_Work to be completed_
Count how many lines hold the string "diagram". Give that number alone.

_Source records_
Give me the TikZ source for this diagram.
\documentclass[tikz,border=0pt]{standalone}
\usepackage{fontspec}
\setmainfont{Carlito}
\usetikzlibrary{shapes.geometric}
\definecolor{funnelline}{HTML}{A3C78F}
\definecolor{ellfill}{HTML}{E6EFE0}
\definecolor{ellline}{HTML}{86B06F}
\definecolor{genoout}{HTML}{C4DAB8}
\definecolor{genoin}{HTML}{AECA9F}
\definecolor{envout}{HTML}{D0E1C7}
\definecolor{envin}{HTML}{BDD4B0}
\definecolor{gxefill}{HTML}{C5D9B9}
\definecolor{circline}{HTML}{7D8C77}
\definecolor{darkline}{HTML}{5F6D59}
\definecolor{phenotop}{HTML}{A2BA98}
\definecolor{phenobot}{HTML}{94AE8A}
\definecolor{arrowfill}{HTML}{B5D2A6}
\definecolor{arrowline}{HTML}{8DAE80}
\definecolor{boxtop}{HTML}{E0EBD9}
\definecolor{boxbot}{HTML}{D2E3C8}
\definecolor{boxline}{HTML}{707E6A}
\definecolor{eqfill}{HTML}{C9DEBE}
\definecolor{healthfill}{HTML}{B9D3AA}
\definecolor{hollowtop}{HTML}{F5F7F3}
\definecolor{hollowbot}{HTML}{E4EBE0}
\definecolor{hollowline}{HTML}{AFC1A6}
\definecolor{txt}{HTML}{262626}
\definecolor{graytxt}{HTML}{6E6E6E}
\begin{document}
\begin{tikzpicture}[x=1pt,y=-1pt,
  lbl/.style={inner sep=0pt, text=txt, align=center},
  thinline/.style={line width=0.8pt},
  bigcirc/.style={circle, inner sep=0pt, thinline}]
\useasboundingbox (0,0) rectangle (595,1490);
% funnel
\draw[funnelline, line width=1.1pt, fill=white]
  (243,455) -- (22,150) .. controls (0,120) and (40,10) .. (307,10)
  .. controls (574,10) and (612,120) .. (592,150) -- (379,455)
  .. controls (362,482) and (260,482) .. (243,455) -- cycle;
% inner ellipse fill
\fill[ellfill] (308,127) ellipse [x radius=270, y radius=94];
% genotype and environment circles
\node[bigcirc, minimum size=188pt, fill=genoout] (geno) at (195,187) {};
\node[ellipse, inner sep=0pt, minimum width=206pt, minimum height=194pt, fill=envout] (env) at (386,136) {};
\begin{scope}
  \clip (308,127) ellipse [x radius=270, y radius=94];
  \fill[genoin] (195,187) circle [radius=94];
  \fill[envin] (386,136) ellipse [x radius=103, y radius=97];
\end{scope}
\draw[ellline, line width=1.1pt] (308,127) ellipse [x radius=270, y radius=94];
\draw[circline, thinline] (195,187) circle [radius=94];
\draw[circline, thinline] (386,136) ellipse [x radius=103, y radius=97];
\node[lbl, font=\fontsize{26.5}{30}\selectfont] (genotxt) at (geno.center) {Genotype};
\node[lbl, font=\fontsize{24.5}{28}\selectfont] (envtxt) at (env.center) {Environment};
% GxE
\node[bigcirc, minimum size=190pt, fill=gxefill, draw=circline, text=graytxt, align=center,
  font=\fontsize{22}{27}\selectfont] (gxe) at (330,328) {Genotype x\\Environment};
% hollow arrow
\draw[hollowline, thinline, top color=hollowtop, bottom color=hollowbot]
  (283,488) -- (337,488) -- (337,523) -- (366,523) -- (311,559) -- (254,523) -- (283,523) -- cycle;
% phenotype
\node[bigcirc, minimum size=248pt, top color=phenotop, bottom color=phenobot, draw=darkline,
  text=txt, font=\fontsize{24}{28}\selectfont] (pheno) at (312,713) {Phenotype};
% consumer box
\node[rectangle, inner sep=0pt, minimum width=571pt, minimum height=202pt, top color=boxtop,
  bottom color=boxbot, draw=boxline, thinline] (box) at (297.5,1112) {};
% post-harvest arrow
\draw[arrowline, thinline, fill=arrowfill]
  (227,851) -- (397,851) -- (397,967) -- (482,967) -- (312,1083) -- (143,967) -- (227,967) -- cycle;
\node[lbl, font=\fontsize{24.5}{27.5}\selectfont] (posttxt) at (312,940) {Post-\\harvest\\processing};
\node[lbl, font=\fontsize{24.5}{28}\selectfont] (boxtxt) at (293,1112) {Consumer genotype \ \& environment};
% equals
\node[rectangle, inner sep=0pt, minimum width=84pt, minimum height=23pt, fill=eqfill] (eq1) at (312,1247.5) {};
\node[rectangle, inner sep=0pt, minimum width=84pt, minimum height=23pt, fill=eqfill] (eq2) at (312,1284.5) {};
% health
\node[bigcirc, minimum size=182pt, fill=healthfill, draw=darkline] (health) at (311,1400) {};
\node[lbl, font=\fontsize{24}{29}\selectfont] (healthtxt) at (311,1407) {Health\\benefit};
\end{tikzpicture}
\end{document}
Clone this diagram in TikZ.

_Finished exercise_
2